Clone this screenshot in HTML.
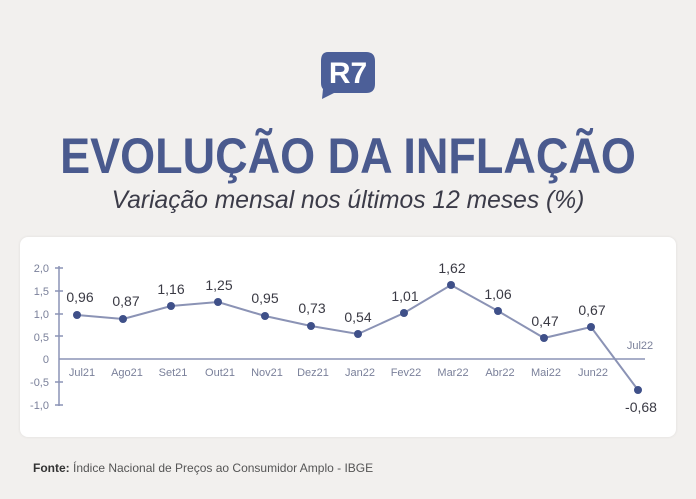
<!DOCTYPE html>
<html><head><meta charset="utf-8"><style>
body{margin:0;width:696px;height:499px;background:#f2f0ee;font-family:"Liberation Sans",sans-serif;position:relative;overflow:hidden}
.t{position:absolute;left:0;width:696px;text-align:center}
</style></head><body>
<svg style="position:absolute;left:320px;top:51px" width="56" height="48" viewBox="0 0 56 48">
<path d="M8 1 H46 Q55 1 55 10 V33 Q55 42 46 42 H14 L2 48 L3 38 Q1 36 1 32 V10 Q1 1 8 1Z" fill="#4c5f98"/>
<text x="28" y="32" font-family="Liberation Sans" font-weight="bold" font-size="30" fill="#fff" text-anchor="middle">R7</text>
</svg>
<div class="t" style="top:127px;font-size:50px;font-weight:bold;color:#4a5a8e;transform:scaleX(0.9);transform-origin:348px 0">EVOLUÇÃO DA INFLAÇÃO</div>
<div class="t" style="top:186px;font-size:25px;font-style:italic;color:#3b3b48;transform:scaleX(0.985);transform-origin:348px 0">Variação mensal nos últimos 12 meses (%)</div>
<div style="position:absolute;left:20px;top:237px;width:656px;height:200px;background:#fff;border-radius:8px;box-shadow:0 0 3px rgba(0,0,0,.08)"></div>
<svg style="position:absolute;left:0;top:0" width="696" height="499" font-family="Liberation Sans">
<g stroke="#8b93b5" stroke-width="1.5">
<line x1="59" y1="266" x2="59" y2="406"/>
<line x1="59" y1="359" x2="645" y2="359"/>
<line x1="55" y1="268" x2="63" y2="268"/><line x1="55" y1="291" x2="63" y2="291"/><line x1="55" y1="314" x2="63" y2="314"/><line x1="55" y1="336" x2="63" y2="336"/><line x1="55" y1="382" x2="63" y2="382"/><line x1="55" y1="405" x2="63" y2="405"/>
</g>
<g fill="#7a809a" font-size="11" text-anchor="end">
<text x="49" y="272">2,0</text><text x="49" y="295">1,5</text><text x="49" y="318">1,0</text><text x="49" y="341">0,5</text><text x="49" y="363">0</text><text x="49" y="386">-0,5</text><text x="49" y="409">-1,0</text>
</g>
<polyline fill="none" stroke="#8b93b5" stroke-width="2" points="77,315 123,319 171,306 218,302 265,316 311,326 358,334 404,313 451,285 498,311 544,338 591,327 638,390"/>
<g fill="#3f5089">
<circle cx="77" cy="315" r="4"/><circle cx="123" cy="319" r="4"/><circle cx="171" cy="306" r="4"/><circle cx="218" cy="302" r="4"/><circle cx="265" cy="316" r="4"/><circle cx="311" cy="326" r="4"/><circle cx="358" cy="334" r="4"/><circle cx="404" cy="313" r="4"/><circle cx="451" cy="285" r="4"/><circle cx="498" cy="311" r="4"/><circle cx="544" cy="338" r="4"/><circle cx="591" cy="327" r="4"/><circle cx="638" cy="390" r="4"/>
</g>
<g fill="#3a3a44" font-size="14" text-anchor="middle">
<text x="80" y="302">0,96</text><text x="126" y="306">0,87</text><text x="171" y="294">1,16</text><text x="219" y="290">1,25</text><text x="265" y="303">0,95</text><text x="312" y="313">0,73</text><text x="358" y="322">0,54</text><text x="405" y="301">1,01</text><text x="452" y="273">1,62</text><text x="498" y="299">1,06</text><text x="545" y="326">0,47</text><text x="592" y="315">0,67</text><text x="641" y="412">-0,68</text>
</g>
<g fill="#7a809a" font-size="11" text-anchor="middle">
<text x="82" y="376">Jul21</text><text x="127" y="376">Ago21</text><text x="173" y="376">Set21</text><text x="220" y="376">Out21</text><text x="267" y="376">Nov21</text><text x="313" y="376">Dez21</text><text x="360" y="376">Jan22</text><text x="406" y="376">Fev22</text><text x="453" y="376">Mar22</text><text x="500" y="376">Abr22</text><text x="546" y="376">Mai22</text><text x="593" y="376">Jun22</text><text x="640" y="349">Jul22</text>
</g>
<text x="33" y="472" font-size="12" fill="#555"><tspan font-weight="bold" fill="#333">Fonte:</tspan> Índice Nacional de Preços ao Consumidor Amplo - IBGE</text>
</svg>
</body></html>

-------

The exercise -
The data should be printed again unchanged; leave its pictures out.

Answer in full -
Clone this screenshot in HTML.
<!DOCTYPE html>
<html><head><meta charset="utf-8"><style>
body{margin:0;width:696px;height:499px;background:#f2f0ee;font-family:"Liberation Sans",sans-serif;position:relative;overflow:hidden}
.t{position:absolute;left:0;width:696px;text-align:center}
</style></head><body>
<svg style="position:absolute;left:320px;top:51px" width="56" height="48" viewBox="0 0 56 48">
<path d="M8 1 H46 Q55 1 55 10 V33 Q55 42 46 42 H14 L2 48 L3 38 Q1 36 1 32 V10 Q1 1 8 1Z" fill="#4c5f98"/>
<text x="28" y="32" font-family="Liberation Sans" font-weight="bold" font-size="30" fill="#fff" text-anchor="middle">R7</text>
</svg>
<div class="t" style="top:127px;font-size:50px;font-weight:bold;color:#4a5a8e;transform:scaleX(0.9);transform-origin:348px 0">EVOLUÇÃO DA INFLAÇÃO</div>
<div class="t" style="top:186px;font-size:25px;font-style:italic;color:#3b3b48;transform:scaleX(0.985);transform-origin:348px 0">Variação mensal nos últimos 12 meses (%)</div>
<div style="position:absolute;left:20px;top:237px;width:656px;height:200px;background:#fff;border-radius:8px;box-shadow:0 0 3px rgba(0,0,0,.08)"></div>
<svg style="position:absolute;left:0;top:0" width="696" height="499" font-family="Liberation Sans">
<g stroke="#8b93b5" stroke-width="1.5">
<line x1="59" y1="266" x2="59" y2="406"/>
<line x1="59" y1="359" x2="645" y2="359"/>
<line x1="55" y1="268" x2="63" y2="268"/><line x1="55" y1="291" x2="63" y2="291"/><line x1="55" y1="314" x2="63" y2="314"/><line x1="55" y1="336" x2="63" y2="336"/><line x1="55" y1="382" x2="63" y2="382"/><line x1="55" y1="405" x2="63" y2="405"/>
</g>
<g fill="#7a809a" font-size="11" text-anchor="end">
<text x="49" y="272">2,0</text><text x="49" y="295">1,5</text><text x="49" y="318">1,0</text><text x="49" y="341">0,5</text><text x="49" y="363">0</text><text x="49" y="386">-0,5</text><text x="49" y="409">-1,0</text>
</g>
<polyline fill="none" stroke="#8b93b5" stroke-width="2" points="77,315 123,319 171,306 218,302 265,316 311,326 358,334 404,313 451,285 498,311 544,338 591,327 638,390"/>
<g fill="#3f5089">
<circle cx="77" cy="315" r="4"/><circle cx="123" cy="319" r="4"/><circle cx="171" cy="306" r="4"/><circle cx="218" cy="302" r="4"/><circle cx="265" cy="316" r="4"/><circle cx="311" cy="326" r="4"/><circle cx="358" cy="334" r="4"/><circle cx="404" cy="313" r="4"/><circle cx="451" cy="285" r="4"/><circle cx="498" cy="311" r="4"/><circle cx="544" cy="338" r="4"/><circle cx="591" cy="327" r="4"/><circle cx="638" cy="390" r="4"/>
</g>
<g fill="#3a3a44" font-size="14" text-anchor="middle">
<text x="80" y="302">0,96</text><text x="126" y="306">0,87</text><text x="171" y="294">1,16</text><text x="219" y="290">1,25</text><text x="265" y="303">0,95</text><text x="312" y="313">0,73</text><text x="358" y="322">0,54</text><text x="405" y="301">1,01</text><text x="452" y="273">1,62</text><text x="498" y="299">1,06</text><text x="545" y="326">0,47</text><text x="592" y="315">0,67</text><text x="641" y="412">-0,68</text>
</g>
<g fill="#7a809a" font-size="11" text-anchor="middle">
<text x="82" y="376">Jul21</text><text x="127" y="376">Ago21</text><text x="173" y="376">Set21</text><text x="220" y="376">Out21</text><text x="267" y="376">Nov21</text><text x="313" y="376">Dez21</text><text x="360" y="376">Jan22</text><text x="406" y="376">Fev22</text><text x="453" y="376">Mar22</text><text x="500" y="376">Abr22</text><text x="546" y="376">Mai22</text><text x="593" y="376">Jun22</text><text x="640" y="349">Jul22</text>
</g>
<text x="33" y="472" font-size="12" fill="#555"><tspan font-weight="bold" fill="#333">Fonte:</tspan> Índice Nacional de Preços ao Consumidor Amplo - IBGE</text>
</svg>
</body></html>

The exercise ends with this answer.